Figure scripts
■ ■ ■ ■ ■

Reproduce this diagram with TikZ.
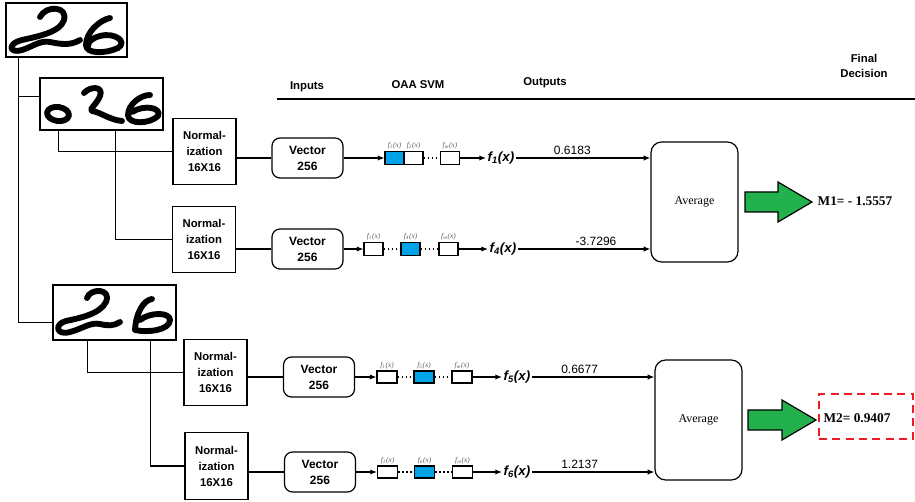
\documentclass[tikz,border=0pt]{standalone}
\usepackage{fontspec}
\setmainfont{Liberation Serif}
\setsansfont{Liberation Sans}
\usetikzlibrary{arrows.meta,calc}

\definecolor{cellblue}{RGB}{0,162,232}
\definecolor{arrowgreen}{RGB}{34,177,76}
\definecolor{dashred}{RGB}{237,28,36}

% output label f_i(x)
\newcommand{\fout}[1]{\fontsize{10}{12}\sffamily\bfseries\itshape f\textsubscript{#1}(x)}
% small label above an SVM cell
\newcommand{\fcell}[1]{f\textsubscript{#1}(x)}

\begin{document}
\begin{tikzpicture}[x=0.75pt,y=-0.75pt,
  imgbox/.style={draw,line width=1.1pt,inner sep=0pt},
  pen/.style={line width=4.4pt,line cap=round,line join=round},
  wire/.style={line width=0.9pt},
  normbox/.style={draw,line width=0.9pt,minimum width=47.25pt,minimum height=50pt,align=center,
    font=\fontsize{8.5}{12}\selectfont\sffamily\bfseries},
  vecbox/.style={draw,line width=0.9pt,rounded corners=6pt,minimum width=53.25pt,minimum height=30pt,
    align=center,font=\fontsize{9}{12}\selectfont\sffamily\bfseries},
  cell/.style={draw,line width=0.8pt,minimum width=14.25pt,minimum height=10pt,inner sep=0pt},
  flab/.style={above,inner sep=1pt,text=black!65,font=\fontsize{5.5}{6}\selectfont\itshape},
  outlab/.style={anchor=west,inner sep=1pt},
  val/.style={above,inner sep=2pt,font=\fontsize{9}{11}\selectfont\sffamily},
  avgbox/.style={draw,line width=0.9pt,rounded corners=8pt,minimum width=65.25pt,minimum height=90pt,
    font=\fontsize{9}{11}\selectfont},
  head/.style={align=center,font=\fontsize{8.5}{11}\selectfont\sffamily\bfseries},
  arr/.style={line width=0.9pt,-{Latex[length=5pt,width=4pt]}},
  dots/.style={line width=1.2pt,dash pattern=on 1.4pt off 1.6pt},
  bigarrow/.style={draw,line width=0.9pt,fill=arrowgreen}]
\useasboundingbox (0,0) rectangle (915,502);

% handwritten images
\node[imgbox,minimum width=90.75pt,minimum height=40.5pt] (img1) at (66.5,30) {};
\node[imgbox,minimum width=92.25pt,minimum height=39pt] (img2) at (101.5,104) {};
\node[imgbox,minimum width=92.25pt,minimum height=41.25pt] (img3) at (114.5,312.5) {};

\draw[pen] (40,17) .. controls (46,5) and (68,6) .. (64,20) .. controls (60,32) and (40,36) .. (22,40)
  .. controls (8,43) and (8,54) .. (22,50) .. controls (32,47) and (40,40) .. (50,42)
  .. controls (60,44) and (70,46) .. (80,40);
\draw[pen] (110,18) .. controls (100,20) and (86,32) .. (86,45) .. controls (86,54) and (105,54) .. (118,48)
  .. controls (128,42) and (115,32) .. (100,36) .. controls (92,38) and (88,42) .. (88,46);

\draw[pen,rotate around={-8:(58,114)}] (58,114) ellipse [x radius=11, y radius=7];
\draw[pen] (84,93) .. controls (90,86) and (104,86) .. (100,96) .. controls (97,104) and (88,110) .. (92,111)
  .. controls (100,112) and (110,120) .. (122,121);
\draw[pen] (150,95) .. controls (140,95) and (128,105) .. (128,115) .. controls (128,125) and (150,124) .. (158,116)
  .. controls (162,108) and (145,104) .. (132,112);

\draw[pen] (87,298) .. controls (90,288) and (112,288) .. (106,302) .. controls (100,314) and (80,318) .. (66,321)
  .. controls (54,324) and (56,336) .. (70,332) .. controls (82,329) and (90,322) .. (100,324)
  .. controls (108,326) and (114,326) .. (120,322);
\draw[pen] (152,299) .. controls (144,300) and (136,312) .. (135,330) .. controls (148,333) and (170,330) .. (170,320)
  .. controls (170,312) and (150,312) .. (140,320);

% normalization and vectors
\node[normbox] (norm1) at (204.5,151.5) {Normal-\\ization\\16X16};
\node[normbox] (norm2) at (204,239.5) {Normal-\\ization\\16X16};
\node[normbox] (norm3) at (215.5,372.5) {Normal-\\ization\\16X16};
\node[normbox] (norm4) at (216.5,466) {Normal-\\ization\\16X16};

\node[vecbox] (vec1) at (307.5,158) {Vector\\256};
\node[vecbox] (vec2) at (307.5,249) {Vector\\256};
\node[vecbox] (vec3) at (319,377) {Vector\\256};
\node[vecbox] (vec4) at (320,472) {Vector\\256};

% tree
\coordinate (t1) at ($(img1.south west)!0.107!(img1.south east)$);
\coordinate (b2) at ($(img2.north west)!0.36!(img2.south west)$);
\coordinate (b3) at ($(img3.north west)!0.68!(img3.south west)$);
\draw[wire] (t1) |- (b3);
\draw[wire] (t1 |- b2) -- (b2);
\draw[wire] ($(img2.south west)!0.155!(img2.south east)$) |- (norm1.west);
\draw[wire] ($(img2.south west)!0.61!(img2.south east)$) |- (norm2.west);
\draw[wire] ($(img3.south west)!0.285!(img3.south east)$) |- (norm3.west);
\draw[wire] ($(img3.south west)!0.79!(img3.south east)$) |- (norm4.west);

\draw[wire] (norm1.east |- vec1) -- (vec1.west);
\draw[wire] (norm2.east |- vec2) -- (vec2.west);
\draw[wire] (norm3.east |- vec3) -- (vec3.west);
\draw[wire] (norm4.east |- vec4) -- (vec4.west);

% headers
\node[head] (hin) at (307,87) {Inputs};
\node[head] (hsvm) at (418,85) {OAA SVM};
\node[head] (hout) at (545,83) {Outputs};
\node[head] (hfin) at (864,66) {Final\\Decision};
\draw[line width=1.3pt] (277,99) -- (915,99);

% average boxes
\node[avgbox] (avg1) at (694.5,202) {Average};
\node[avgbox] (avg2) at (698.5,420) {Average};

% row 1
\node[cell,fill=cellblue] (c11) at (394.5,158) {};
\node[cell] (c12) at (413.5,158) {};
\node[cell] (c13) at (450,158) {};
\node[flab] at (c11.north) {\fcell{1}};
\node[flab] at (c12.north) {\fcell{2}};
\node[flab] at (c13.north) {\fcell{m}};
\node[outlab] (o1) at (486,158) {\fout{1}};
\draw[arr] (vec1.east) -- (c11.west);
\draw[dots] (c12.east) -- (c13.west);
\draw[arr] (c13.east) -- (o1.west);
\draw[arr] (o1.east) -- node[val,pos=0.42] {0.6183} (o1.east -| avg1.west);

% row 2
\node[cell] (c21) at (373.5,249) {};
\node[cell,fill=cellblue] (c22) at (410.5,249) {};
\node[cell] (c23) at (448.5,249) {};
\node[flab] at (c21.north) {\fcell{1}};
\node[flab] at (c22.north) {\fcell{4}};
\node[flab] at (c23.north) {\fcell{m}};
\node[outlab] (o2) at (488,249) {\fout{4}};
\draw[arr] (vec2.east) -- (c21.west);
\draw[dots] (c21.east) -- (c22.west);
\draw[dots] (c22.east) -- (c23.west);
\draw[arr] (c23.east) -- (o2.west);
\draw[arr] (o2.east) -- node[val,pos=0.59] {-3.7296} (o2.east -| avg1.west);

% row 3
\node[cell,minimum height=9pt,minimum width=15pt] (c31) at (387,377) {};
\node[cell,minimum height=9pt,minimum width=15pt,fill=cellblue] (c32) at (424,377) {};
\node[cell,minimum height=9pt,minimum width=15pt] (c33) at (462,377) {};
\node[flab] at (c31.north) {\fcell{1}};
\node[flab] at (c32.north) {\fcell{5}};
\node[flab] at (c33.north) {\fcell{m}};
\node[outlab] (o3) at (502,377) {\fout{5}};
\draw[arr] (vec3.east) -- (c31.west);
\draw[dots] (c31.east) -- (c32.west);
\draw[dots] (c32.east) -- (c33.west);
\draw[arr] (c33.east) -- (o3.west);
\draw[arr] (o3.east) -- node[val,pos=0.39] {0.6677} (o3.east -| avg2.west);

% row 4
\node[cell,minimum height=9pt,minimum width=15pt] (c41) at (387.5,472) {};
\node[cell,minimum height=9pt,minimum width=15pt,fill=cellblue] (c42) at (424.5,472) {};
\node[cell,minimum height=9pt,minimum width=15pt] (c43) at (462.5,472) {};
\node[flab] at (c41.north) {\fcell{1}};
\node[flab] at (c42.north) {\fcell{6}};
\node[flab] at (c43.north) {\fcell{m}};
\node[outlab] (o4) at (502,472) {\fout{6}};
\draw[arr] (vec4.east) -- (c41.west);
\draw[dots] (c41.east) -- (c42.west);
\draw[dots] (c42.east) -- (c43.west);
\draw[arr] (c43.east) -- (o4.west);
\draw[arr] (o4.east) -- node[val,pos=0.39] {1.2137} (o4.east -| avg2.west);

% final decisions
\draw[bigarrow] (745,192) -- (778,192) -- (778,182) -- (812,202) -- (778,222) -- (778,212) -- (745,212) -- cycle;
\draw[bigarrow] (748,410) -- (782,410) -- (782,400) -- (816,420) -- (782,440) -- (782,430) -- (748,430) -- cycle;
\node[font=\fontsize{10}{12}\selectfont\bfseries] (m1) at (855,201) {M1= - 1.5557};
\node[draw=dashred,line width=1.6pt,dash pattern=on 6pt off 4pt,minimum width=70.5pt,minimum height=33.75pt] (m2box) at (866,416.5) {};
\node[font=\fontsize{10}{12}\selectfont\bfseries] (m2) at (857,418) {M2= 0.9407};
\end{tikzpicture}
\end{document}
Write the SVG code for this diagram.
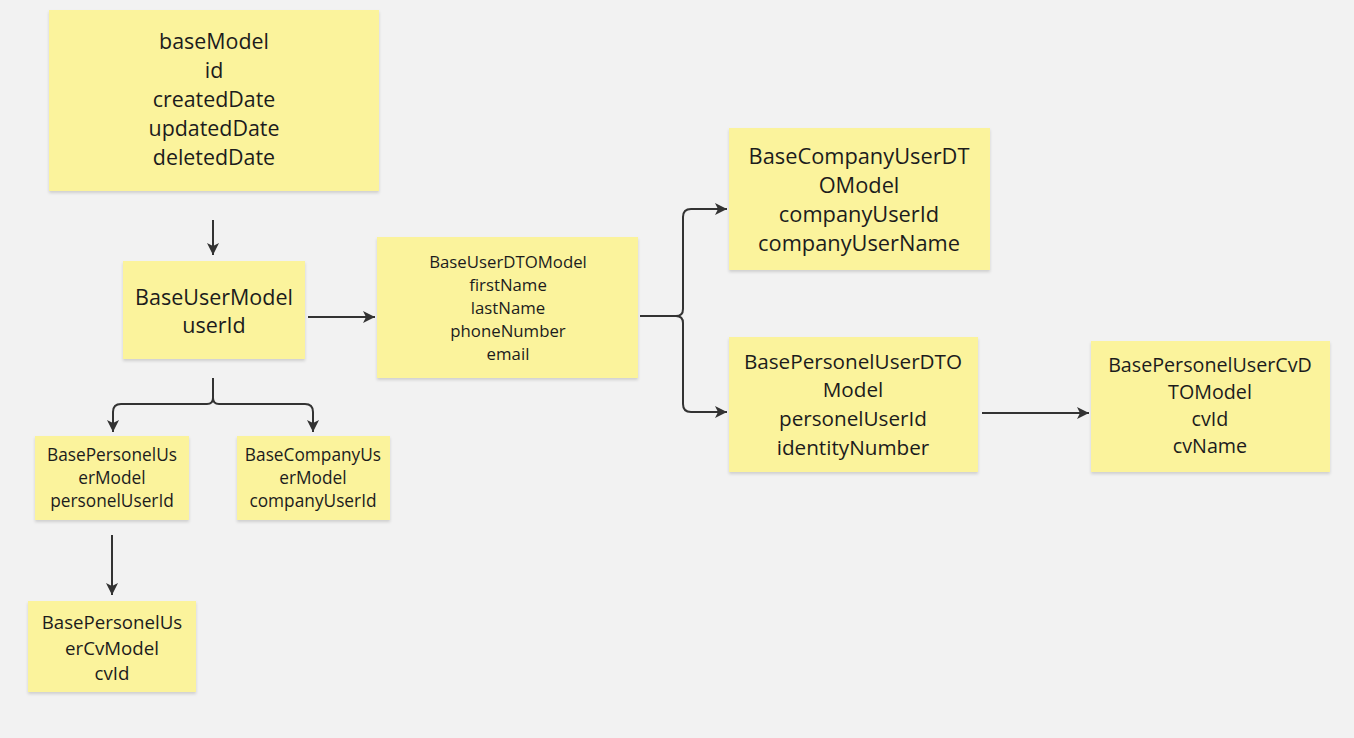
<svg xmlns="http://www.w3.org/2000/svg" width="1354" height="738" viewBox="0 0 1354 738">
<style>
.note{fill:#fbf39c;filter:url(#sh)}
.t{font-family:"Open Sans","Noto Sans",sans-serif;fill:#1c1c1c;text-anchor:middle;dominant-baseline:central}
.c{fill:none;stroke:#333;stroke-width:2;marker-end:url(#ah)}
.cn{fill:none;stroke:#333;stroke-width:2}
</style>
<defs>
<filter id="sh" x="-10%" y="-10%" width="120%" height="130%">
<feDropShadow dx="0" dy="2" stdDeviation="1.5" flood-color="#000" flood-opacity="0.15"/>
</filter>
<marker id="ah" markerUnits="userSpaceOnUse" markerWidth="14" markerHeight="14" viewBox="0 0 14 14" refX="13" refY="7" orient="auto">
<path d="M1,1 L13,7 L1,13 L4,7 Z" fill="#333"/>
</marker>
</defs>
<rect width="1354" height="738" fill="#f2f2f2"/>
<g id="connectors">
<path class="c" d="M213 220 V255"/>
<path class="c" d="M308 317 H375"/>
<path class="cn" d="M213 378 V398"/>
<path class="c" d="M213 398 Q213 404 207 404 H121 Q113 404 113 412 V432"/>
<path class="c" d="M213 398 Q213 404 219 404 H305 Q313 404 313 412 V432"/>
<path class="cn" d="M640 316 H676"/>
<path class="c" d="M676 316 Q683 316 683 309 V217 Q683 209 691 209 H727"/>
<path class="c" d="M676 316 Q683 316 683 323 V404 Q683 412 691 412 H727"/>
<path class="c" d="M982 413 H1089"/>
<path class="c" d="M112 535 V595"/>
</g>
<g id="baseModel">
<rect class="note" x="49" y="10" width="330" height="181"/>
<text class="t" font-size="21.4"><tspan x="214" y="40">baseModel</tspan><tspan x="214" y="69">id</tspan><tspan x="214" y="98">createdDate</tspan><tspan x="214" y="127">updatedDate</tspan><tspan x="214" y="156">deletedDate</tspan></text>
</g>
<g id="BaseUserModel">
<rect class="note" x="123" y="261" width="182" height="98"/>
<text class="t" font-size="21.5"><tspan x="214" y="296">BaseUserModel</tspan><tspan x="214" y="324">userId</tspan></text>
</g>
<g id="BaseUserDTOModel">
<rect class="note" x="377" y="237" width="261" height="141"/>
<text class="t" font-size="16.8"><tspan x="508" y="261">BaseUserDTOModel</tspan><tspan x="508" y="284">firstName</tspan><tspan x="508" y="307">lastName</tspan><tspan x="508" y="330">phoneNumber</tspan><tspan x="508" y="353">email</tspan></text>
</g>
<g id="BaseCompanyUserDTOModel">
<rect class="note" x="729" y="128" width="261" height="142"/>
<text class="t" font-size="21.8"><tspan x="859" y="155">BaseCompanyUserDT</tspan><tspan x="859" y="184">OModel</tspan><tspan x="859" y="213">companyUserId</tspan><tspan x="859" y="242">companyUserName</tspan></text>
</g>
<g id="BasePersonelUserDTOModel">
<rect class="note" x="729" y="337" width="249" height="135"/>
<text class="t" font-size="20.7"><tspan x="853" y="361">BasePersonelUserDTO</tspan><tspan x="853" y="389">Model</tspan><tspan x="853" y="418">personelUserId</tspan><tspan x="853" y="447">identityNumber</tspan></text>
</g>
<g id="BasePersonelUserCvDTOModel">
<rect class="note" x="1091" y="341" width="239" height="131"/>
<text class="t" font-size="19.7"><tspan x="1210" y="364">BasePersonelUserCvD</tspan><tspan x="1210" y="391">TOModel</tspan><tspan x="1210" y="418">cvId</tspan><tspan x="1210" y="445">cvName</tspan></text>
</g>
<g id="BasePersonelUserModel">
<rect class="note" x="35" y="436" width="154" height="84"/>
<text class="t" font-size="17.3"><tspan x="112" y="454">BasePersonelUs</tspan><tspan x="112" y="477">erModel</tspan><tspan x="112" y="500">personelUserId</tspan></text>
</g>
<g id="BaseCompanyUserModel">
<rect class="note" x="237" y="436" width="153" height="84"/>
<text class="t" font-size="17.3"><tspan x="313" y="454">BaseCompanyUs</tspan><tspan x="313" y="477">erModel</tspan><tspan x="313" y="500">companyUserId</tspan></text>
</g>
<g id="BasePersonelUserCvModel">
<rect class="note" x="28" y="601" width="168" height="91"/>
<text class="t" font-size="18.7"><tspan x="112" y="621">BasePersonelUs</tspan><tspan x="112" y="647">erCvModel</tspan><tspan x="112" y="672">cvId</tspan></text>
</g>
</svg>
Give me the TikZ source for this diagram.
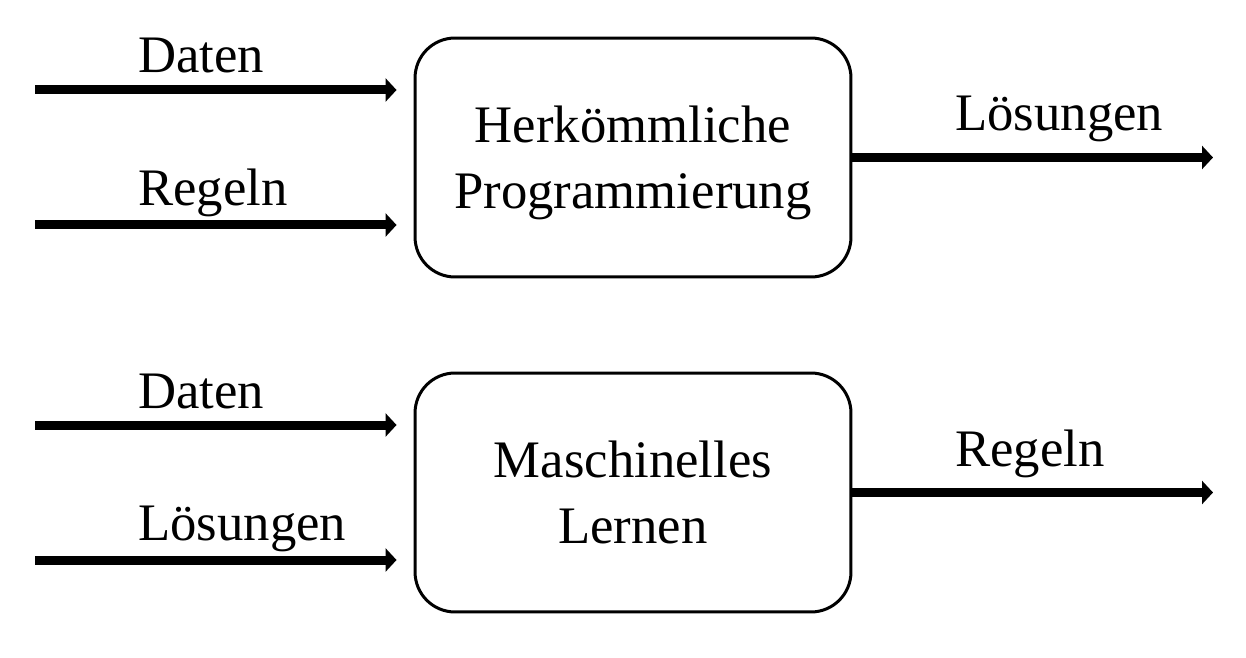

■ ■ ■ ■ ■

Problem to solve
Find each line in the records holding the string "diagram" and show it.

Completed task
Reproduce this diagram with TikZ.
Write the SVG code for this diagram.
Give me the TikZ source for this diagram.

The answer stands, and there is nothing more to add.